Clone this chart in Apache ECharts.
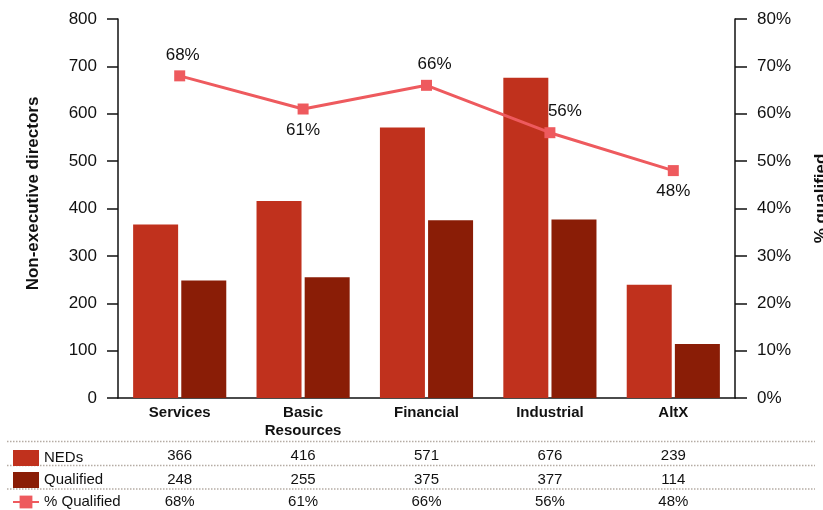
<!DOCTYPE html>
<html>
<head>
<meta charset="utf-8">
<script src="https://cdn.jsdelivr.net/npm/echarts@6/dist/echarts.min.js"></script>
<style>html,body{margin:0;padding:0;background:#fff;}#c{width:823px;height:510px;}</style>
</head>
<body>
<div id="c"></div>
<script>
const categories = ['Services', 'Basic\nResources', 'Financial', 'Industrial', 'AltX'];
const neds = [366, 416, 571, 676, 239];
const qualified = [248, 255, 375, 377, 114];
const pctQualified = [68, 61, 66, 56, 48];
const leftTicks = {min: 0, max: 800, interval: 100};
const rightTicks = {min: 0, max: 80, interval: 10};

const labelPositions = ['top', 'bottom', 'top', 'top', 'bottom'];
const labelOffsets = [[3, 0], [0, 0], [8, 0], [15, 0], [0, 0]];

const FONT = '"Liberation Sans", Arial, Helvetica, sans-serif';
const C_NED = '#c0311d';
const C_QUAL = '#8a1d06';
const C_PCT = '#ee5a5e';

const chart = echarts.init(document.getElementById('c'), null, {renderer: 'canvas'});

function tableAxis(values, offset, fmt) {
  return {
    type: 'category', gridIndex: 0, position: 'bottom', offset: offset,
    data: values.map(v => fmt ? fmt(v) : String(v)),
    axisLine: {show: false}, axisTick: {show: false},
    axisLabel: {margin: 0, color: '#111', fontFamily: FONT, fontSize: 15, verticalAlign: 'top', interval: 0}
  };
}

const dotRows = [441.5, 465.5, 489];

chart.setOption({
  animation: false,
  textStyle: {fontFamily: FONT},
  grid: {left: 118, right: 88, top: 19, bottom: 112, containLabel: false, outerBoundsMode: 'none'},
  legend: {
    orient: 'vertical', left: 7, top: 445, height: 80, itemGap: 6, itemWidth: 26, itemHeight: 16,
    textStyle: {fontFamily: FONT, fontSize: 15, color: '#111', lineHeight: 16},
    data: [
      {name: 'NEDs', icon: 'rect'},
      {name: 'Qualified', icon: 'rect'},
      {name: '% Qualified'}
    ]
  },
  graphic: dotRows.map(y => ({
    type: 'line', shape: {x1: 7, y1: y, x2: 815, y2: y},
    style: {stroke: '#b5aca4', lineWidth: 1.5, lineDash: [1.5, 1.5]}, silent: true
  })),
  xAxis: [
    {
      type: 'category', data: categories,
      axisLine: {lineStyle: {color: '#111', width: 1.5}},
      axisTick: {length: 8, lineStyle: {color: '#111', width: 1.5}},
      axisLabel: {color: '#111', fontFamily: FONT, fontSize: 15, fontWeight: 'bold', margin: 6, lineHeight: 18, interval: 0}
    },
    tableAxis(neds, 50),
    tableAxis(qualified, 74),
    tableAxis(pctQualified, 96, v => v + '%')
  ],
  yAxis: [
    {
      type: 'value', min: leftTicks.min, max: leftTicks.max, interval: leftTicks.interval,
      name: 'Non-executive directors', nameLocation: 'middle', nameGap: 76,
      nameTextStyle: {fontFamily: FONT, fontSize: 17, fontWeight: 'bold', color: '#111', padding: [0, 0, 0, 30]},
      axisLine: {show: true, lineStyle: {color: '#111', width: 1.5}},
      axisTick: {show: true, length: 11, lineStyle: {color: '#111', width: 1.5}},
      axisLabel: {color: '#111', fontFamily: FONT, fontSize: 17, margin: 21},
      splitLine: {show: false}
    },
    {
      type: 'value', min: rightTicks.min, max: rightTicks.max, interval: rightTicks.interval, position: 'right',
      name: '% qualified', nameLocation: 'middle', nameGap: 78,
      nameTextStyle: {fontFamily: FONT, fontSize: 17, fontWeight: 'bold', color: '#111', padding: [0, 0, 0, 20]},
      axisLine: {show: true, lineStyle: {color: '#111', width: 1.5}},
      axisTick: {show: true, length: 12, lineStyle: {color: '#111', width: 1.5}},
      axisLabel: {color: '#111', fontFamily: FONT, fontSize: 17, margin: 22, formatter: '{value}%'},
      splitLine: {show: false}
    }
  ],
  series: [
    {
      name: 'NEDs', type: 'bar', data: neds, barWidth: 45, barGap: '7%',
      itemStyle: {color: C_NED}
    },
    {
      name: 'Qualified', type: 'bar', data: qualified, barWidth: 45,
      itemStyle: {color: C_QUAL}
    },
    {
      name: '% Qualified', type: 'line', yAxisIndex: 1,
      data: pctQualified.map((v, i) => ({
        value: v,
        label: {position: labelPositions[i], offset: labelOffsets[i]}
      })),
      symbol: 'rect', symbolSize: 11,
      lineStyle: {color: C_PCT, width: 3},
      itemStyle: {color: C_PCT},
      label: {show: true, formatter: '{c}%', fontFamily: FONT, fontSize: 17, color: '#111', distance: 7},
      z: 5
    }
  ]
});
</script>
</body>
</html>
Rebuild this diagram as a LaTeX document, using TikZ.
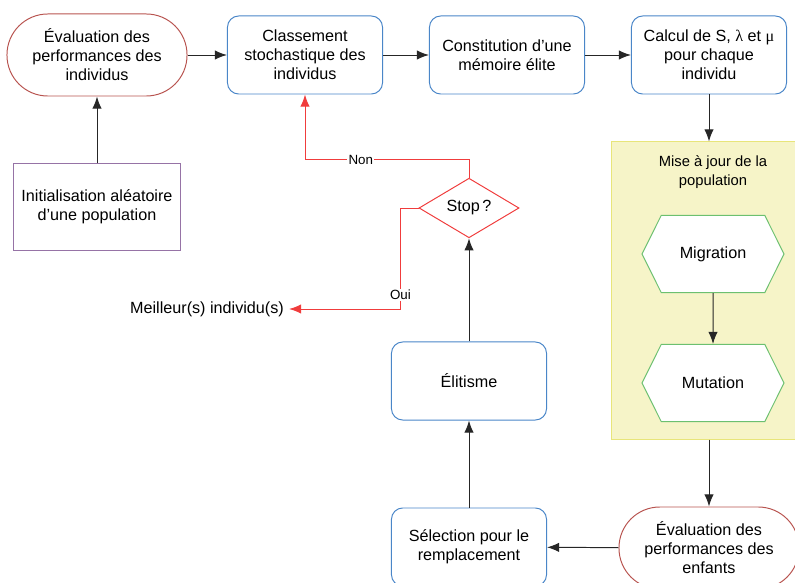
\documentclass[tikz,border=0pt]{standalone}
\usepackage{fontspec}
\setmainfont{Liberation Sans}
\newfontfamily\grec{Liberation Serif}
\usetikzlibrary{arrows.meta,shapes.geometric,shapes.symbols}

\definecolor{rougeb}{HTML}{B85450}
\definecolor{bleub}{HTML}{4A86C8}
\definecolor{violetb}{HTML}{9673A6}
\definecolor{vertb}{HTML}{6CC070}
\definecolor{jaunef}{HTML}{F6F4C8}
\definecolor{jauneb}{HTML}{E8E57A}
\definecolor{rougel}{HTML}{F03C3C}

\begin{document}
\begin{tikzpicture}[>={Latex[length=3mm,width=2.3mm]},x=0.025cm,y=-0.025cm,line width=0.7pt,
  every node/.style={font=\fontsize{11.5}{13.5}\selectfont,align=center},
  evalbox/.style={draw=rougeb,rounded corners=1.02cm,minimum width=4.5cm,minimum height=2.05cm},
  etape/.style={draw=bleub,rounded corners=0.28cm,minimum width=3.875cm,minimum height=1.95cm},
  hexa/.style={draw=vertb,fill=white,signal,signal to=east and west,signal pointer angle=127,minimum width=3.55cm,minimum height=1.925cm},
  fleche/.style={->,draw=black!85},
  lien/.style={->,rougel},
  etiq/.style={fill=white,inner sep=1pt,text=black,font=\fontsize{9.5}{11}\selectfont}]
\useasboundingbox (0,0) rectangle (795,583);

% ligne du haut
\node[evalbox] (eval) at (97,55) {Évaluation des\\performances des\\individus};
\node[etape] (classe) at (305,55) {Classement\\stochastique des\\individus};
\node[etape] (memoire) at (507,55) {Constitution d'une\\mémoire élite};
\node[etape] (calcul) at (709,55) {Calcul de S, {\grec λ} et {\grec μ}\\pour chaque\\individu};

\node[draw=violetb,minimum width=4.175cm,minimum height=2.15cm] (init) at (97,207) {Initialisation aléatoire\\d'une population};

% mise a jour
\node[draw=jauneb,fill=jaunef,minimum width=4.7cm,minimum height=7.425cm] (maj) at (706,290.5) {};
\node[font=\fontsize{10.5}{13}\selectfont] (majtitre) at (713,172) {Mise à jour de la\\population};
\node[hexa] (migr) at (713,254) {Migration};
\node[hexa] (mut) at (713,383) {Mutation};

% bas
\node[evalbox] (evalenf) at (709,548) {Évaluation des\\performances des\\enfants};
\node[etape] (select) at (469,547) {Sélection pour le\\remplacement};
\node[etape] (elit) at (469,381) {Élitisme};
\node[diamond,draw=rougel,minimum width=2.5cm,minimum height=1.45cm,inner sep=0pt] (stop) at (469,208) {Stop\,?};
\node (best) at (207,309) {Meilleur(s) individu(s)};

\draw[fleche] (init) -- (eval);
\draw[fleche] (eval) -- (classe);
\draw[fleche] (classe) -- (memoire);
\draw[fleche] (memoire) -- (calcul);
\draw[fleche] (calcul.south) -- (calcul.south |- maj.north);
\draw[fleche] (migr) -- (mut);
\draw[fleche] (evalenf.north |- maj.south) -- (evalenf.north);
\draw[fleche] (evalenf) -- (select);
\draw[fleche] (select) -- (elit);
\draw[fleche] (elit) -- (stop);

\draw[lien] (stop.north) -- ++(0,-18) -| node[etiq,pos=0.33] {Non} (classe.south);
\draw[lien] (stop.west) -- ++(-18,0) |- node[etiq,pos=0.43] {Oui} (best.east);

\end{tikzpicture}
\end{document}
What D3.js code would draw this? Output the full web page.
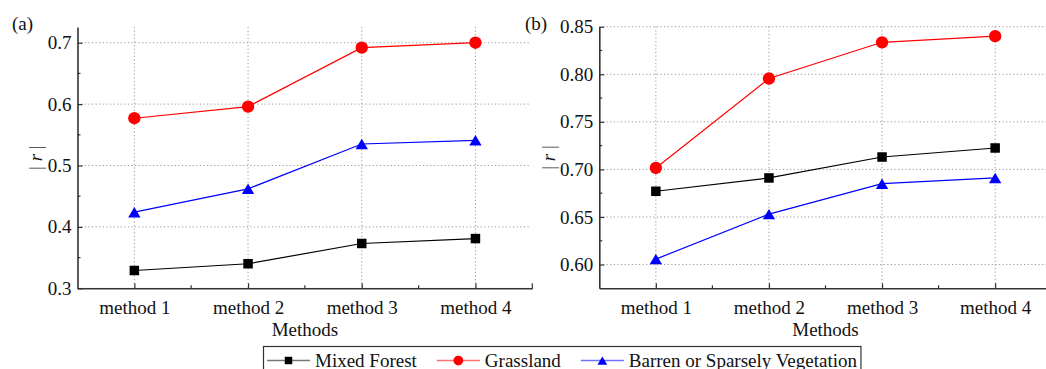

__Problem to solve__
Nothing but the lines from the one containing "Rebuild this diagram" through the one containing "(mut) at (713,383)" should appear in your copy, exactly as written and without pictures.

__Answer to this exercise__
Rebuild this diagram as a LaTeX document, using TikZ.
\documentclass[tikz,border=0pt]{standalone}
\usepackage{fontspec}
\setmainfont{Liberation Sans}
\newfontfamily\grec{Liberation Serif}
\usetikzlibrary{arrows.meta,shapes.geometric,shapes.symbols}

\definecolor{rougeb}{HTML}{B85450}
\definecolor{bleub}{HTML}{4A86C8}
\definecolor{violetb}{HTML}{9673A6}
\definecolor{vertb}{HTML}{6CC070}
\definecolor{jaunef}{HTML}{F6F4C8}
\definecolor{jauneb}{HTML}{E8E57A}
\definecolor{rougel}{HTML}{F03C3C}

\begin{document}
\begin{tikzpicture}[>={Latex[length=3mm,width=2.3mm]},x=0.025cm,y=-0.025cm,line width=0.7pt,
  every node/.style={font=\fontsize{11.5}{13.5}\selectfont,align=center},
  evalbox/.style={draw=rougeb,rounded corners=1.02cm,minimum width=4.5cm,minimum height=2.05cm},
  etape/.style={draw=bleub,rounded corners=0.28cm,minimum width=3.875cm,minimum height=1.95cm},
  hexa/.style={draw=vertb,fill=white,signal,signal to=east and west,signal pointer angle=127,minimum width=3.55cm,minimum height=1.925cm},
  fleche/.style={->,draw=black!85},
  lien/.style={->,rougel},
  etiq/.style={fill=white,inner sep=1pt,text=black,font=\fontsize{9.5}{11}\selectfont}]
\useasboundingbox (0,0) rectangle (795,583);

% ligne du haut
\node[evalbox] (eval) at (97,55) {Évaluation des\\performances des\\individus};
\node[etape] (classe) at (305,55) {Classement\\stochastique des\\individus};
\node[etape] (memoire) at (507,55) {Constitution d'une\\mémoire élite};
\node[etape] (calcul) at (709,55) {Calcul de S, {\grec λ} et {\grec μ}\\pour chaque\\individu};

\node[draw=violetb,minimum width=4.175cm,minimum height=2.15cm] (init) at (97,207) {Initialisation aléatoire\\d'une population};

% mise a jour
\node[draw=jauneb,fill=jaunef,minimum width=4.7cm,minimum height=7.425cm] (maj) at (706,290.5) {};
\node[font=\fontsize{10.5}{13}\selectfont] (majtitre) at (713,172) {Mise à jour de la\\population};
\node[hexa] (migr) at (713,254) {Migration};
\node[hexa] (mut) at (713,383) {Mutation};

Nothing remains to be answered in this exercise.